_Dataset extract_
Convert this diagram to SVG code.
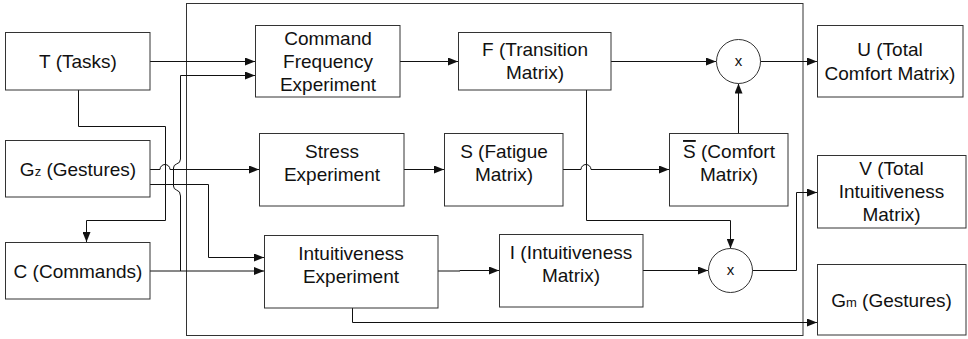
<svg xmlns="http://www.w3.org/2000/svg" width="968" height="339" viewBox="0 0 968 339">
<style>
.box{fill:#fff;stroke:#333;stroke-width:1}
.cont{fill:none;stroke:#333;stroke-width:1}
.t{font-family:"Liberation Sans",Arial,sans-serif;font-size:19px;fill:#111;text-anchor:middle}
.x{font-family:"Liberation Sans",Arial,sans-serif;font-size:15px;fill:#111;text-anchor:middle}
.c{fill:none;stroke:#111;stroke-width:1}
.a{marker-end:url(#ah)}
.sub{font-size:13px}
</style>
<defs>
<marker id="ah" markerWidth="10" markerHeight="8" refX="10" refY="4" orient="auto" markerUnits="userSpaceOnUse">
<path d="M0,0 L10,4 L0,8 Z" fill="#111"/>
</marker>
</defs>
<rect id="container" class="cont" x="186.5" y="3.5" width="616.5" height="332"/>
<g id="connectors">
<path class="c a" d="M150,61.5 H255"/>
<path class="c a" d="M180.5,271 V196 Q180.5,191 176.5,190 Q173.5,189 173.5,186 V168 Q173.5,165 176.5,164 Q180.5,163 180.5,159 V75.5 H255"/>
<path class="c a" d="M150,271 H264"/>
<path class="c a" d="M150,169.5 H160 A5,5 0 0 1 170,169.5 H259"/>
<path class="c a" d="M150,184.5 H208.5 V257.5 H264"/>
<path class="c a" d="M78.5,90 V126.5 H165.5 V220.5 H86.5 V242"/>
<path class="c a" d="M400,61.5 H458"/>
<path class="c a" d="M611,61.5 H716"/>
<path class="c a" d="M760,61.5 H817"/>
<path class="c a" d="M738.5,133 V83.5"/>
<path class="c a" d="M404,169.5 H444"/>
<path class="c a" d="M563,169.5 H581 A5,5 0 0 1 591,169.5 H669"/>
<path class="c a" d="M586.5,90 V220.5 H730.5 V248.5"/>
<path class="c a" d="M438,271 H460 V270.5 H499"/>
<path class="c a" d="M643,270.5 H708"/>
<path class="c a" d="M752,270.5 H796.5 V192.5 H817"/>
<path class="c a" d="M352.5,308 V322.5 H817"/>
</g>
<g id="tasks">
<rect class="box" x="5.5" y="32.5" width="144.5" height="57.5"/>
<text class="t" x="78" y="68">T (Tasks)</text>
</g>
<g id="gestures-z">
<rect class="box" x="5.5" y="140.5" width="144.5" height="56.5"/>
<text class="t" x="78" y="176">G<tspan class="sub">z</tspan> (Gestures)</text>
</g>
<g id="commands">
<rect class="box" x="5.5" y="242.5" width="144.5" height="56.5"/>
<text class="t" x="78" y="278">C (Commands)</text>
</g>
<g id="cfe">
<rect class="box" x="255.5" y="25.5" width="144.5" height="71.5"/>
<text class="t" x="328" y="45">Command</text>
<text class="t" x="328" y="68">Frequency</text>
<text class="t" x="328" y="91">Experiment</text>
</g>
<g id="stress">
<rect class="box" x="259.5" y="133.5" width="144.5" height="72.5"/>
<text class="t" x="332" y="158">Stress</text>
<text class="t" x="332" y="181">Experiment</text>
</g>
<g id="ie">
<rect class="box" x="264.5" y="235.5" width="173.5" height="72.5"/>
<text class="t" x="351" y="260">Intuitiveness</text>
<text class="t" x="351" y="283">Experiment</text>
</g>
<g id="f">
<rect class="box" x="458.5" y="32.5" width="152.5" height="57.5"/>
<text class="t" x="535" y="56">F (Transition</text>
<text class="t" x="535" y="79">Matrix)</text>
</g>
<g id="s">
<rect class="box" x="444.5" y="133.5" width="118.5" height="72.5"/>
<text class="t" x="504" y="158">S (Fatigue</text>
<text class="t" x="504" y="181">Matrix)</text>
</g>
<g id="i">
<rect class="box" x="499.5" y="234.5" width="143.5" height="72.5"/>
<text class="t" x="571" y="259">I (Intuitiveness</text>
<text class="t" x="571" y="282">Matrix)</text>
</g>
<g id="sbar">
<rect class="box" x="669.5" y="133.5" width="118.5" height="72.5"/>
<text class="t" x="729" y="158"><tspan text-decoration="overline">S</tspan> (Comfort</text>
<text class="t" x="729" y="181">Matrix)</text>
</g>
<g id="mul1">
<circle class="box" cx="738.5" cy="61.5" r="22"/>
<text class="x" x="738.5" y="66">x</text>
</g>
<g id="mul2">
<circle class="box" cx="730.5" cy="270.5" r="22"/>
<text class="x" x="730.5" y="275">x</text>
</g>
<g id="u">
<rect class="box" x="817.5" y="25.5" width="145.5" height="71.5"/>
<text class="t" x="890" y="56">U (Total</text>
<text class="t" x="890" y="80">Comfort Matrix)</text>
</g>
<g id="v">
<rect class="box" x="817.5" y="155.5" width="148.5" height="72.5"/>
<text class="t" x="891.5" y="175">V (Total</text>
<text class="t" x="891.5" y="198">Intuitiveness</text>
<text class="t" x="891.5" y="221">Matrix)</text>
</g>
<g id="gestures-m">
<rect class="box" x="817.5" y="264.5" width="148.5" height="70.5"/>
<text class="t" x="891.5" y="307">G<tspan class="sub">m</tspan> (Gestures)</text>
</g>
</svg>
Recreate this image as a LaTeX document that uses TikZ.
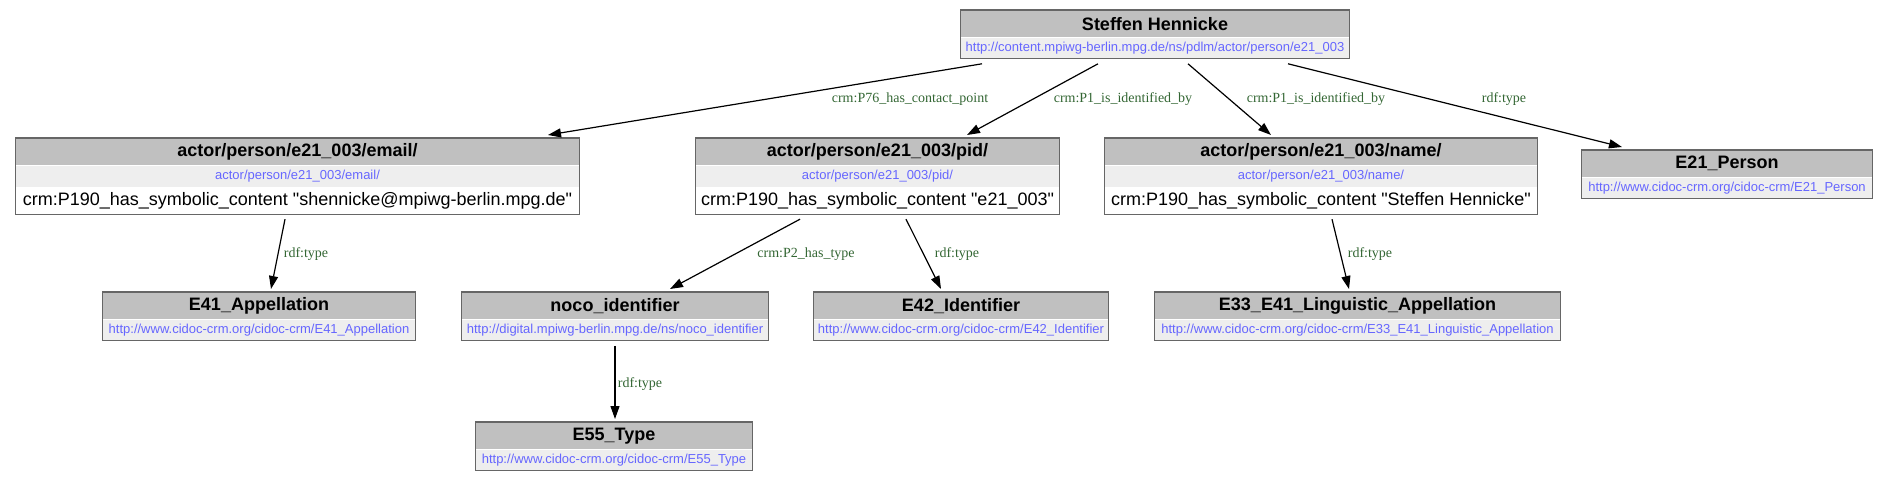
\documentclass[tikz,border=0pt]{standalone}
\usepackage{fontspec}
\setmainfont{Liberation Serif}
\newfontfamily\hfont{Liberation Sans}
\usetikzlibrary{positioning,arrows.meta}

\definecolor{hdrgray}{HTML}{C0C0C0}
\definecolor{rowgray}{HTML}{EEEEEE}
\definecolor{boxgray}{HTML}{666666}
\definecolor{urlblue}{HTML}{6666FF}
\definecolor{lblgreen}{HTML}{336633}

\begin{document}
\begin{tikzpicture}[x=1pt, y=-1pt, >={Triangle[length=13pt,width=9pt]},
    hdr/.style={fill=hdrgray, anchor=north, minimum height=27pt, inner sep=0pt,
      font=\hfont\bfseries\fontsize{18}{20}\selectfont},
    url/.style={fill=rowgray, minimum height=21pt, inner sep=0pt, text=urlblue,
      font=\hfont\fontsize{13}{15}\selectfont},
    lit/.style={fill=white, minimum height=27pt, inner sep=0pt,
      font=\hfont\fontsize{18}{20}\selectfont},
    frame/.style={draw=boxgray, line width=1.2pt},
    edge/.style={->, line width=1.2pt},
    elabel/.style={text=lblgreen, inner sep=0pt, font=\fontsize{14}{16}\selectfont}]
    \useasboundingbox (0,0) rectangle (1887,481);

    % --- 1. 上段 (人物) ---
    \node[hdr, minimum width=388pt] (top-h) at (1155,10) {Steffen Hennicke};
    \node[url, minimum width=388pt, below=0pt of top-h] (top-u) {http://content.mpiwg-berlin.mpg.de/ns/pdlm/actor/person/e21\_003};
    \draw[frame] (top-h.north west) rectangle (top-u.south east);

    % --- 2. 中段 ---
    % email
    \node[hdr, minimum width=563pt] (email-h) at (297.5,138) {actor/person/e21\_003/email/};
    \node[url, minimum width=563pt, below=0pt of email-h] (email-u) {actor/person/e21\_003/email/};
    \node[lit, minimum width=563pt, below=0pt of email-u] (email-l) {crm:P190\_has\_symbolic\_content "shennicke@mpiwg-berlin.mpg.de"};
    \draw[frame] (email-h.north west) rectangle (email-l.south east);

    % pid
    \node[hdr, minimum width=363pt] (pid-h) at (877.5,138) {actor/person/e21\_003/pid/};
    \node[url, minimum width=363pt, below=0pt of pid-h] (pid-u) {actor/person/e21\_003/pid/};
    \node[lit, minimum width=363pt, below=0pt of pid-u] (pid-l) {crm:P190\_has\_symbolic\_content "e21\_003"};
    \draw[frame] (pid-h.north west) rectangle (pid-l.south east);

    % name
    \node[hdr, minimum width=432pt] (name-h) at (1321,138) {actor/person/e21\_003/name/};
    \node[url, minimum width=432pt, below=0pt of name-h] (name-u) {actor/person/e21\_003/name/};
    \node[lit, minimum width=432pt, below=0pt of name-u] (name-l) {crm:P190\_has\_symbolic\_content "Steffen Hennicke"};
    \draw[frame] (name-h.north west) rectangle (name-l.south east);

    % E21
    \node[hdr, minimum width=290pt] (person-h) at (1727,150) {E21\_Person};
    \node[url, minimum width=290pt, below=0pt of person-h] (person-u) {http://www.cidoc-crm.org/cidoc-crm/E21\_Person};
    \draw[frame] (person-h.north west) rectangle (person-u.south east);

    % --- 3. 下段 (型) ---
    \node[hdr, minimum width=312pt] (appel-h) at (259,292) {E41\_Appellation};
    \node[url, minimum width=312pt, below=0pt of appel-h] (appel-u) {http://www.cidoc-crm.org/cidoc-crm/E41\_Appellation};
    \draw[frame] (appel-h.north west) rectangle (appel-u.south east);

    \node[hdr, minimum width=306pt] (noco-h) at (615,292) {noco\_identifier};
    \node[url, minimum width=306pt, below=0pt of noco-h] (noco-u) {http://digital.mpiwg-berlin.mpg.de/ns/noco\_identifier};
    \draw[frame] (noco-h.north west) rectangle (noco-u.south east);

    \node[hdr, minimum width=295pt] (ident-h) at (961,292) {E42\_Identifier};
    \node[url, minimum width=295pt, below=0pt of ident-h] (ident-u) {http://www.cidoc-crm.org/cidoc-crm/E42\_Identifier};
    \draw[frame] (ident-h.north west) rectangle (ident-u.south east);

    \node[hdr, minimum width=405pt] (ling-h) at (1357.5,292) {E33\_E41\_Linguistic\_Appellation};
    \node[url, minimum width=405pt, below=0pt of ling-h] (ling-u) {http://www.cidoc-crm.org/cidoc-crm/E33\_E41\_Linguistic\_Appellation};
    \draw[frame] (ling-h.north west) rectangle (ling-u.south east);

    \node[hdr, minimum width=276pt] (type-h) at (614,422) {E55\_Type};
    \node[url, minimum width=276pt, below=0pt of type-h] (type-u) {http://www.cidoc-crm.org/cidoc-crm/E55\_Type};
    \draw[frame] (type-h.north west) rectangle (type-u.south east);

    % --- 4. 矢印 (始点は枠の少し下, 先端は枠の少し上) ---
    \draw[edge] ([xshift=-173pt,yshift=-5pt]top-u.south) -- ([xshift=250.5pt,yshift=3pt]email-h.north);
    \draw[edge] ([xshift=-57pt,yshift=-5pt]top-u.south) -- ([xshift=89.5pt,yshift=3pt]pid-h.north);
    \draw[edge] ([xshift=33pt,yshift=-5pt]top-u.south) -- ([xshift=-50pt,yshift=3pt]name-h.north);
    \draw[edge] ([xshift=133pt,yshift=-5pt]top-u.south) -- ([xshift=-105pt,yshift=3pt]person-h.north);

    \draw[edge] ([xshift=-12.5pt,yshift=-5pt]email-l.south) -- ([xshift=12pt,yshift=3pt]appel-h.north);
    \draw[edge] ([xshift=-77.5pt,yshift=-5pt]pid-l.south) -- ([xshift=55pt,yshift=3pt]noco-h.north);
    \draw[edge] ([xshift=28.5pt,yshift=-5pt]pid-l.south) -- ([xshift=-20pt,yshift=3pt]ident-h.north);
    \draw[edge] ([xshift=11pt,yshift=-5pt]name-l.south) -- ([xshift=-8.5pt,yshift=3pt]ling-h.north);
    \draw[edge] ([yshift=-5pt]noco-u.south) -- ([xshift=1pt,yshift=3pt]type-h.north);

    % --- 5. ラベル ---
    \node[elabel] (l-contact) at (910,99) {crm:P76\_has\_contact\_point};
    \node[elabel] (l-pid) at (1123,99) {crm:P1\_is\_identified\_by};
    \node[elabel] (l-name) at (1316,99) {crm:P1\_is\_identified\_by};
    \node[elabel] (l-person) at (1504,99) {rdf:type};
    \node[elabel] (l-appel) at (306,254) {rdf:type};
    \node[elabel] (l-noco) at (806,254) {crm:P2\_has\_type};
    \node[elabel] (l-ident) at (957,254) {rdf:type};
    \node[elabel] (l-ling) at (1370,254) {rdf:type};
    \node[elabel] (l-type) at (640,384) {rdf:type};

  \end{tikzpicture}
\end{document}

_Task goal_
Which lines hold the word "this"? Show each one.

_Problem solution_
Convert this diagram to SVG code.
Recreate this image as a LaTeX document that uses TikZ.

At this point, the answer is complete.